### [Instructions to follow]
Transcribe each line of the material as it is, and drop any picture.

### [Data section]
========================================
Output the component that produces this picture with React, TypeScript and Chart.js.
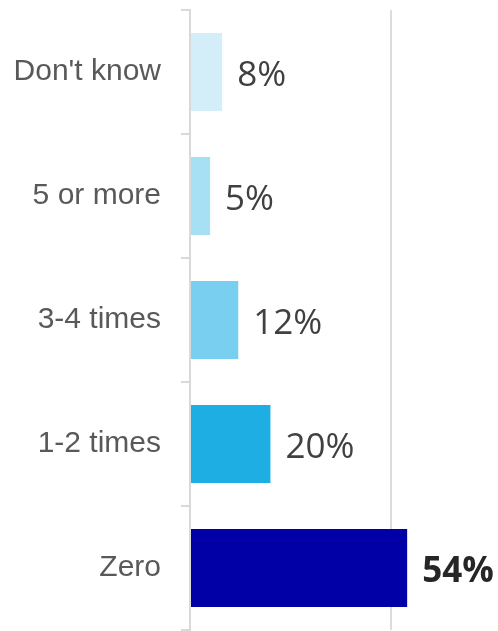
import React, { useEffect, useRef } from "react";
import { Chart, registerables } from "chart.js";

Chart.register(...registerables);

const categories = ["Don't know", "5 or more", "3-4 times", "1-2 times", "Zero"];
const values = [8, 5, 12, 20, 54];
const barColors = ["#d3eef9", "#a7dff4", "#79cff0", "#1eaee4", "#0000a6"];
const valueLabels = ["8%", "5%", "12%", "20%", "54%"];
const boldLabel = [false, false, false, false, true];

const valueLabelPlugin = {
  id: "valueLabels",
  afterDatasetsDraw(chart: any) {
    const ctx = chart.ctx;
    const meta = chart.getDatasetMeta(0);
    ctx.save();
    meta.data.forEach((bar: any, i: number) => {
      const bold = boldLabel[i];
      ctx.font = `${bold ? "bold " : ""}35px "Open Sans"`;
      ctx.fillStyle = bold ? "#262626" : "#404040";
      ctx.textAlign = "left";
      ctx.textBaseline = "middle";
      ctx.fillText(valueLabels[i], bar.x + 15, bar.y + 4);
    });
    ctx.restore();
  },
};

export default function App() {
  const ref = useRef<HTMLCanvasElement>(null);
  useEffect(() => {
    const chart = new Chart(ref.current!, {
      type: "bar",
      data: {
        labels: categories,
        datasets: [
          {
            data: values,
            backgroundColor: barColors,
            borderWidth: 0,
            barPercentage: 0.63,
            categoryPercentage: 1,
          },
        ],
      },
      options: {
        indexAxis: "y",
        responsive: false,
        maintainAspectRatio: false,
        animation: false,
        layout: { padding: { top: 10, bottom: 1, right: 8, left: 0 } },
        plugins: { legend: { display: false }, tooltip: { enabled: false } },
        scales: {
          x: {
            min: 0,
            max: 74.6,
            afterFit: (s: any) => {
              s.height = 0;
              s.paddingLeft = 0;
              s.paddingRight = 0;
              s.paddingTop = 0;
              s.paddingBottom = 0;
            },
            ticks: { display: false, stepSize: 50 },
            border: { display: false },
            grid: {
              drawTicks: false,
              lineWidth: 2,
              color: (c: any) => (c.tick && c.tick.value === 50 ? "#dcdcdc" : "rgba(0,0,0,0)"),
            },
          },
          y: {
            afterFit: (s: any) => {
              s.width = 190;
              s.paddingTop = 0;
              s.paddingBottom = 0;
              s.paddingLeft = 0;
              s.paddingRight = 0;
            },
            border: { display: true, color: "#d9d9d9", width: 2 },
            grid: {
              drawOnChartArea: false,
              drawTicks: true,
              tickLength: 9,
              color: "#d9d9d9",
              lineWidth: 2,
              offset: true,
            },
            ticks: {
              color: "#595959",
              padding: 20,
              font: { family: '"Liberation Sans"', size: 30 },
            },
          },
        },
      },
      plugins: [valueLabelPlugin],
    } as any);
    return () => chart.destroy();
  }, []);
  return (
    <div style={{ position: "fixed", left: 0, top: 0, width: 498, height: 631, background: "#fff" }}>
      <canvas ref={ref} width={498} height={631} style={{ display: "block" }} />
    </div>
  );
}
========================================
### [Finished answer]
Output the component that produces this picture with React, TypeScript and Chart.js.
import React, { useEffect, useRef } from "react";
import { Chart, registerables } from "chart.js";

Chart.register(...registerables);

const categories = ["Don't know", "5 or more", "3-4 times", "1-2 times", "Zero"];
const values = [8, 5, 12, 20, 54];
const barColors = ["#d3eef9", "#a7dff4", "#79cff0", "#1eaee4", "#0000a6"];
const valueLabels = ["8%", "5%", "12%", "20%", "54%"];
const boldLabel = [false, false, false, false, true];

const valueLabelPlugin = {
  id: "valueLabels",
  afterDatasetsDraw(chart: any) {
    const ctx = chart.ctx;
    const meta = chart.getDatasetMeta(0);
    ctx.save();
    meta.data.forEach((bar: any, i: number) => {
      const bold = boldLabel[i];
      ctx.font = `${bold ? "bold " : ""}35px "Open Sans"`;
      ctx.fillStyle = bold ? "#262626" : "#404040";
      ctx.textAlign = "left";
      ctx.textBaseline = "middle";
      ctx.fillText(valueLabels[i], bar.x + 15, bar.y + 4);
    });
    ctx.restore();
  },
};

export default function App() {
  const ref = useRef<HTMLCanvasElement>(null);
  useEffect(() => {
    const chart = new Chart(ref.current!, {
      type: "bar",
      data: {
        labels: categories,
        datasets: [
          {
            data: values,
            backgroundColor: barColors,
            borderWidth: 0,
            barPercentage: 0.63,
            categoryPercentage: 1,
          },
        ],
      },
      options: {
        indexAxis: "y",
        responsive: false,
        maintainAspectRatio: false,
        animation: false,
        layout: { padding: { top: 10, bottom: 1, right: 8, left: 0 } },
        plugins: { legend: { display: false }, tooltip: { enabled: false } },
        scales: {
          x: {
            min: 0,
            max: 74.6,
            afterFit: (s: any) => {
              s.height = 0;
              s.paddingLeft = 0;
              s.paddingRight = 0;
              s.paddingTop = 0;
              s.paddingBottom = 0;
            },
            ticks: { display: false, stepSize: 50 },
            border: { display: false },
            grid: {
              drawTicks: false,
              lineWidth: 2,
              color: (c: any) => (c.tick && c.tick.value === 50 ? "#dcdcdc" : "rgba(0,0,0,0)"),
            },
          },
          y: {
            afterFit: (s: any) => {
              s.width = 190;
              s.paddingTop = 0;
              s.paddingBottom = 0;
              s.paddingLeft = 0;
              s.paddingRight = 0;
            },
            border: { display: true, color: "#d9d9d9", width: 2 },
            grid: {
              drawOnChartArea: false,
              drawTicks: true,
              tickLength: 9,
              color: "#d9d9d9",
              lineWidth: 2,
              offset: true,
            },
            ticks: {
              color: "#595959",
              padding: 20,
              font: { family: '"Liberation Sans"', size: 30 },
            },
          },
        },
      },
      plugins: [valueLabelPlugin],
    } as any);
    return () => chart.destroy();
  }, []);
  return (
    <div style={{ position: "fixed", left: 0, top: 0, width: 498, height: 631, background: "#fff" }}>
      <canvas ref={ref} width={498} height={631} style={{ display: "block" }} />
    </div>
  );
}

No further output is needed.